Um dos temores no governo é de que empresas que estejam pensando em investir no Brasil para se aproveitar dos incentivos fiscais revejam seus projetos diante da incerteza do julgamento na OMC. Outra preocupação é de que uma decisão poderia ser anunciada às vésperas das eleições, com potencial repercussão negativa para Dilma. O que ninguém esconde no Brasil é que a disputa promete ser a maior já envolvendo o País.
"As duas partes estão conversando e esperamos que cheguem a um entendimento", disse Roberto Azevedo, diretor da OMC. No ano passado, ele ainda era o embaixador do Brasil em Genebra e, em diversas ocasiões, foi obrigado a defender a política industrial brasileira.

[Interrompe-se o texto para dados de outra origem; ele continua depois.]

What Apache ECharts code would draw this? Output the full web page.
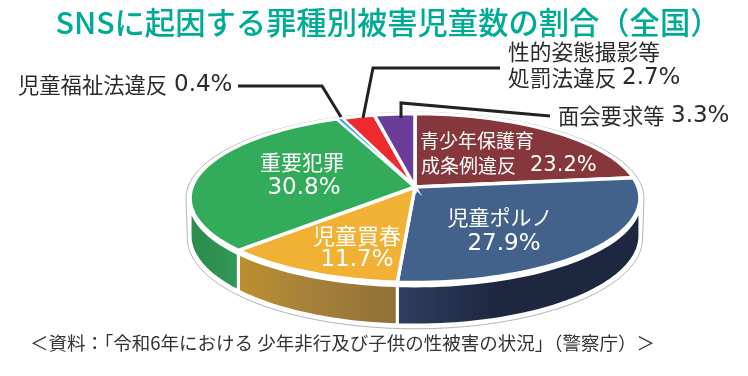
<!DOCTYPE html>
<html>
<head>
<meta charset="utf-8">
<style>html,body{margin:0;padding:0;background:#fff}#main{width:748px;height:376px}</style>
<script src="https://cdn.jsdelivr.net/npm/echarts@6/dist/echarts.min.js"></script>
</head>
<body>
<div id="main"></div>
<script>
// データ（時計回り、12時の位置から）
var categories = ['青少年保護育成条例違反', '児童ポルノ', '児童買春', '重要犯罪', '児童福祉法違反', '性的姿態撮影等処罰法違反', '面会要求等'];
var values = [23.2, 27.9, 11.7, 30.8, 0.4, 2.7, 3.3];
var colors = ['#85373b', '#42628c', '#f0b135', '#32ac5b', '#1fa8dc', '#ee2a2e', '#6a3d98'];
var wallColors = [null, ['#303f60', '#1d2840', '#1d2840'], ['#bd8f2d', '#a8823a', '#8f7137'], ['#349a58', '#2f9152', '#2c8a4c'], null, null, null];
var titleText = 'SNSに起因する罪種別被害児童数の割合（全国）';
var sourceText = '＜資料：「令和6年における 少年非行及び子供の性被害の状況」（警察庁）＞';

// 擬似3D円の投影
var CX = 415, CY = 187, RX = 223, RY = 83, P = 0.131, DEPTH = 37;
var WALL_FROM = 97.5, WALL_TO = 262.5;

function proj(a, k, drop){
    var t = (90 - a) * Math.PI / 180;
    var w = 1 + P * Math.sin(t);
    return [CX + k * RX * Math.cos(t) / w, CY - k * RY * Math.sin(t) / w + (drop || 0) * DEPTH / w];
}
function arc(a0, a1, k, drop){
    var pts = [], n = Math.max(2, Math.ceil(Math.abs(a1 - a0) / 2));
    for(var i = 0; i <= n; i++) pts.push(proj(a0 + (a1 - a0) * i / n, k, drop));
    return pts;
}
var total = values.reduce(function(s, v){return s + v;}, 0);
function range(i){
    var sum = 0;
    for(var j = 0; j < i; j++) sum += values[j];
    return [sum / total * 360, (sum + values[i]) / total * 360];
}
var seriesData = values.map(function(v, i){return {name: categories[i], value: v};});

function renderOutline(){
    var pts = arc(WALL_TO, 360 + WALL_FROM, 1.018, 0).concat(arc(WALL_FROM, WALL_TO, 1.012, 1.06));
    return {type: 'polygon', shape: {points: pts}, style: {fill: '#fff', stroke: '#b4b4b4', lineWidth: 1}};
}
function renderWall(params){
    var i = params.dataIndex, r = range(i), stops = wallColors[i];
    var a0 = Math.max(r[0], WALL_FROM), a1 = Math.min(r[1], WALL_TO);
    if(!stops || a1 <= a0) return {type: 'group', children: []};
    var pts = arc(a0, a1, 1, 0.08).concat(arc(a1, a0, 1, 1));
    return {type: 'polygon', shape: {points: pts}, style: {
        fill: {type: 'linear', x: i === 3 ? 1 : 0, y: 0, x2: i === 3 ? 0 : 1, y2: 0, colorStops: [
            {offset: 0, color: stops[0]}, {offset: 0.4, color: stops[1]}, {offset: 1, color: stops[2]}
        ]},
        stroke: '#fff', lineWidth: 3, lineJoin: 'miter'
    }};
}
function renderTop(params, api){
    var i = params.dataIndex, r = range(i);
    var pts = [proj(0, 0)].concat(arc(r[0], r[1], 1, 0));
    return {type: 'polygon', z2: api.value(0) < 1 ? 5 : 1, shape: {points: pts}, style: {
        fill: colors[i], stroke: '#fff', lineWidth: api.value(0) < 1 ? 1.6 : 3.5, lineJoin: 'miter'
    }};
}

function txt(s, x, y, font, fill, align){
    return {type: 'text', z: 100, silent: true, style: {text: s, x: x, y: y, font: font, fill: fill, textAlign: align || 'center', textVerticalAlign: 'middle'}};
}
function line(pts){
    return {type: 'polyline', z: 99, silent: true, shape: {points: pts}, style: {stroke: '#222', lineWidth: 3, fill: null}};
}
var JP = '"Noto Sans CJK JP"', NUM = '"DejaVu Sans"';
function pct(i){return values[i].toFixed(1) + '%';}

var chart = echarts.init(document.getElementById('main'), null, {renderer: 'canvas'});
chart.setOption({
    animation: false,
    graphic: {elements: [
        txt(titleText, 388, 22, '500 30.3px ' + JP, '#00ab96'),
        // 引き出し線
        line([[238, 86], [322, 86], [341, 117]]),
        line([[500, 68], [373, 68], [363, 118]]),
        line([[401, 118], [401, 103], [550, 116]]),
        // 外側ラベル
        txt('児童福祉法違反', 18, 85, '400 21.3px ' + JP, '#2a2a2a', 'left'),
        txt(pct(4), 174, 85, '400 23px ' + NUM, '#2a2a2a', 'left'),
        txt('性的姿態撮影等', 508, 52, '400 21.7px ' + JP, '#2a2a2a', 'left'),
        txt('処罰法違反', 508, 78, '400 21.7px ' + JP, '#2a2a2a', 'left'),
        txt(pct(5), 622, 78, '400 23px ' + NUM, '#2a2a2a', 'left'),
        txt('面会要求等', 558, 116, '400 21.3px ' + JP, '#2a2a2a', 'left'),
        txt(pct(6), 671, 116, '400 23px ' + NUM, '#2a2a2a', 'left'),
        // 内側ラベル
        txt('青少年保護育', 420, 141, '400 19px ' + JP, '#fff', 'left'),
        txt('成条例違反', 421, 166, '400 19px ' + JP, '#fff', 'left'),
        txt(pct(0), 530, 166, '400 21px ' + NUM, '#fff', 'left'),
        txt('児童ポルノ', 500, 217, '400 21px ' + JP, '#fff'),
        txt(pct(1), 504, 244, '400 23px ' + NUM, '#fff'),
        txt('児童買春', 357, 236, '400 22px ' + JP, '#fff'),
        txt(pct(2), 357, 260, '400 23px ' + NUM, '#fff'),
        txt('重要犯罪', 302, 162, '400 21px ' + JP, '#fff'),
        txt(pct(3), 304, 188, '400 23px ' + NUM, '#fff'),
        // 出典
        txt(sourceText, 30, 343, '400 18.5px ' + JP, '#333', 'left')
    ]},
    series: [
        {type: 'custom', coordinateSystem: 'none', silent: true, z: 1, clip: false, data: [0], renderItem: renderOutline},
        {type: 'custom', coordinateSystem: 'none', silent: true, z: 2, clip: false, data: seriesData, renderItem: renderWall},
        {type: 'custom', coordinateSystem: 'none', silent: true, z: 3, clip: false, data: seriesData, renderItem: renderTop}
    ]
});
</script>
</body>
</html>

Agora, o governo também terá de dar uma resposta sobre um assunto que por anos deixou os europeus irritados: as zonas francas. Em 21 de dezembro, o Estado revelou com exclusividade que a Europa havia submetido documentos à OMC exigindo o fim dos benefícios do governo federal a zonas industriais especiais. Além de Manaus, as zonas francas questionadas são: Boa Vista e Bonfim (RR), Tabatinga (AM), Guajará-Mirim (RO), Macapá e Santana (AP), além de Brasileia e Cruzeiro do Sul, no Acre. As informações são do jornal O Estado de S. Paulo.